▸ Source material:
·····
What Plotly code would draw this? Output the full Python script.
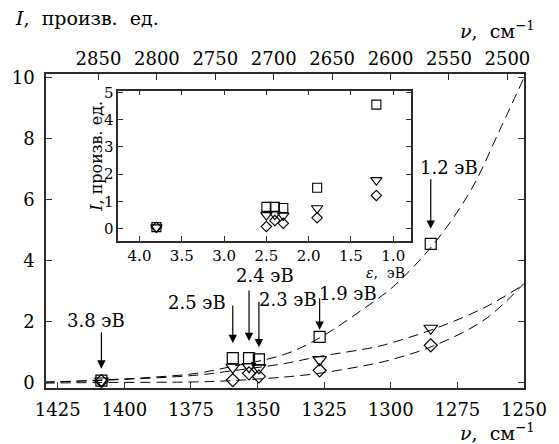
import plotly.graph_objects as go

# ---- data ----
energy_ev = [3.8, 2.5, 2.4, 2.3, 1.9, 1.2]
raman_shift = [1408.6, 1359.3, 1353.2, 1349.5, 1326.7, 1285.0]
I_square = [0.06, 0.80, 0.80, 0.76, 1.50, 4.55]
I_triangle = [0.05, 0.50, 0.52, 0.48, 0.75, 1.78]
I_diamond = [0.05, 0.08, 0.30, 0.20, 0.40, 1.22]
labels = ["3.8 эВ", "2.5 эВ", "2.4 эВ", "2.3 эВ", "1.9 эВ", "1.2 эВ"]

# dashed fit curves
fitA_x = [1430, 1409, 1390, 1373, 1360, 1340, 1327, 1306, 1299, 1284, 1270, 1259, 1250]
fitA_y = [0.0, 0.08, 0.17, 0.30, 0.52, 0.92, 1.45, 2.68, 3.15, 4.53, 6.30, 8.30, 10.0]
fitB_x = [1430, 1409, 1373, 1360, 1340, 1327, 1306, 1299, 1284, 1265, 1250]
fitB_y = [0.02, 0.07, 0.24, 0.38, 0.62, 0.85, 1.16, 1.32, 1.75, 2.45, 3.22]
fitC_x = [1430, 1409, 1373, 1360, 1340, 1327, 1306, 1299, 1284, 1265, 1250]
fitC_y = [-0.02, 0.0, 0.02, 0.06, 0.18, 0.30, 0.62, 0.77, 1.20, 2.05, 3.25]

bottom_ticks = [1425, 1400, 1375, 1350, 1325, 1300, 1275, 1250]
top_ticks = [2850, 2800, 2750, 2700, 2650, 2600, 2550, 2500]
y_ticks = [0, 2, 4, 6, 8, 10]
inset_x_ticks = [4.0, 3.5, 3.0, 2.5, 2.0, 1.5, 1.0]
inset_y_ticks = [0, 1, 2, 3, 4, 5]

FONT = "DejaVu Serif"
AX = "#2a2a2a"
NB = "\u00a0"

fig = go.Figure()

for fx, fy in [(fitA_x, fitA_y), (fitB_x, fitB_y), (fitC_x, fitC_y)]:
    fig.add_trace(go.Scatter(x=fx, y=fy, mode="lines",
                             line=dict(color="black", width=1, dash="10px,6px", shape="spline", smoothing=1),
                             showlegend=False, hoverinfo="skip", xaxis="x", yaxis="y"))

markers = [(I_diamond, "diamond-open", 10), (I_triangle, "triangle-down-open", 12), (I_square, "square-open", 11)]
for vals, sym, sz in markers:
    fig.add_trace(go.Scatter(x=raman_shift, y=vals, mode="markers",
                             marker=dict(symbol=sym, size=sz, color="black", line=dict(color="black", width=1.2)),
                             showlegend=False, xaxis="x", yaxis="y"))
    fig.add_trace(go.Scatter(x=energy_ev, y=vals, mode="markers",
                             marker=dict(symbol=sym, size=sz - 2, color="black", line=dict(color="black", width=1.1)),
                             showlegend=False, xaxis="x3", yaxis="y3"))

# dummy trace so the top axis is drawn
fig.add_trace(go.Scatter(x=top_ticks, y=[None] * len(top_ticks), mode="markers", showlegend=False,
                         hoverinfo="skip", xaxis="x2", yaxis="y"))

# arrows and labels (pixel offsets relative to the square markers)
gap = [12, 15, 17, 12, 7, 15]
length = [38, 39, 52, 47, 33, 51]
txt_dx = [-5, -36, 16, 29, 28, 18]
txt_dy = [60, 56, 83, 60, 43, 76]
ann = []
for i in range(len(labels)):
    ann.append(dict(x=raman_shift[i], y=I_square[i], xref="x", yref="y", yshift=gap[i], text="",
                    showarrow=True, ax=0, ay=-length[i], arrowhead=2, arrowsize=1.4, arrowwidth=1.2,
                    arrowcolor="black"))
    ann.append(dict(x=raman_shift[i], y=I_square[i], xref="x", yref="y", xshift=txt_dx[i], yshift=txt_dy[i],
                    text=labels[i], showarrow=False, font=dict(family=FONT, size=18, color="black")))

W_PLOT = 559 - 44 - 26
H_PLOT = 444 - 74 - 56


def px(x):
    return (x - 44) / W_PLOT


def py(y):
    return (388 - y) / H_PLOT


ann += [
    dict(x=px(10), y=py(18), xref="paper", yref="paper", xanchor="left", yanchor="middle", showarrow=False,
         text=f"<i>I</i>,{NB}{NB}произв.{NB}{NB}ед.", font=dict(family=FONT, size=19, color="black")),
    dict(x=px(546), y=py(30), xref="paper", yref="paper", xanchor="right", yanchor="middle", showarrow=False,
         text="<i>ν</i>,  см<sup>−1</sup>", font=dict(family=FONT, size=19, color="black")),
    dict(x=px(546), y=py(432), xref="paper", yref="paper", xanchor="right", yanchor="middle", showarrow=False,
         text="<i>ν</i>,  см<sup>−1</sup>", font=dict(family=FONT, size=19, color="black")),
    dict(x=px(95), y=py(156), xref="paper", yref="paper", xanchor="center", yanchor="middle", showarrow=False,
         textangle=-90, text=f"<i>I</i>,{NB}произв.{NB}ед.", font=dict(family=FONT, size=16, color="black")),
    dict(x=px(413), y=py(273), xref="paper", yref="paper", xanchor="right", yanchor="middle", showarrow=False,
         text="<i>ε</i>,  эВ", font=dict(family=FONT, size=14, color="black")),
]

axis_common = dict(showgrid=False, zeroline=False, showline=True, linecolor=AX, linewidth=1.5,
                   ticks="inside", ticklen=6, tickwidth=1.3, tickcolor=AX,
                   tickfont=dict(family=FONT, size=18, color="black"))
inset_common = dict(showgrid=False, zeroline=False, showline=True, linecolor=AX, linewidth=1.5,
                    ticks="inside", ticklen=5, tickwidth=1.3, tickcolor=AX, mirror="ticks",
                    tickfont=dict(family=FONT, size=15, color="black"))

fig.update_layout(
    width=559, height=444, autosize=False,
    margin=dict(l=44, r=26, t=74, b=56, pad=0),
    paper_bgcolor="white", plot_bgcolor="white",
    showlegend=False,
    xaxis=dict(range=[1429.4, 1250], tickvals=bottom_ticks, anchor="y", ticklabelstandoff=5, **axis_common),
    xaxis2=dict(range=[2894.9, 2485.8], tickvals=top_ticks, overlaying="x", side="top", anchor="y",
                ticklabelstandoff=0, **axis_common),
    yaxis=dict(range=[-0.18, 10.12], tickvals=y_ticks, mirror="ticks", anchor="x", ticklabelstandoff=6, **axis_common),
    xaxis3=dict(domain=[px(118), px(417)], range=[4.25, 0.795], tickvals=inset_x_ticks, tickformat=".1f",
                anchor="y3", **inset_common),
    yaxis3=dict(domain=[py(241), py(90.7)], range=[-0.45, 5.06], tickvals=inset_y_ticks, anchor="x3", **inset_common),
    annotations=ann,
)

fig.write_html("out.html", config={"displayModeBar": False},
               post_script="document.body.style.margin='0';document.body.style.overflow='hidden';")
·····
▸ Task requirements: Reproduce the data above word for word from its first line through the line that holds "fig = go.Figure()", both ends included; skip pictures.

▸ Exercise output:
What Plotly code would draw this? Output the full Python script.
import plotly.graph_objects as go

# ---- data ----
energy_ev = [3.8, 2.5, 2.4, 2.3, 1.9, 1.2]
raman_shift = [1408.6, 1359.3, 1353.2, 1349.5, 1326.7, 1285.0]
I_square = [0.06, 0.80, 0.80, 0.76, 1.50, 4.55]
I_triangle = [0.05, 0.50, 0.52, 0.48, 0.75, 1.78]
I_diamond = [0.05, 0.08, 0.30, 0.20, 0.40, 1.22]
labels = ["3.8 эВ", "2.5 эВ", "2.4 эВ", "2.3 эВ", "1.9 эВ", "1.2 эВ"]

# dashed fit curves
fitA_x = [1430, 1409, 1390, 1373, 1360, 1340, 1327, 1306, 1299, 1284, 1270, 1259, 1250]
fitA_y = [0.0, 0.08, 0.17, 0.30, 0.52, 0.92, 1.45, 2.68, 3.15, 4.53, 6.30, 8.30, 10.0]
fitB_x = [1430, 1409, 1373, 1360, 1340, 1327, 1306, 1299, 1284, 1265, 1250]
fitB_y = [0.02, 0.07, 0.24, 0.38, 0.62, 0.85, 1.16, 1.32, 1.75, 2.45, 3.22]
fitC_x = [1430, 1409, 1373, 1360, 1340, 1327, 1306, 1299, 1284, 1265, 1250]
fitC_y = [-0.02, 0.0, 0.02, 0.06, 0.18, 0.30, 0.62, 0.77, 1.20, 2.05, 3.25]

bottom_ticks = [1425, 1400, 1375, 1350, 1325, 1300, 1275, 1250]
top_ticks = [2850, 2800, 2750, 2700, 2650, 2600, 2550, 2500]
y_ticks = [0, 2, 4, 6, 8, 10]
inset_x_ticks = [4.0, 3.5, 3.0, 2.5, 2.0, 1.5, 1.0]
inset_y_ticks = [0, 1, 2, 3, 4, 5]

FONT = "DejaVu Serif"
AX = "#2a2a2a"
NB = "\u00a0"

fig = go.Figure()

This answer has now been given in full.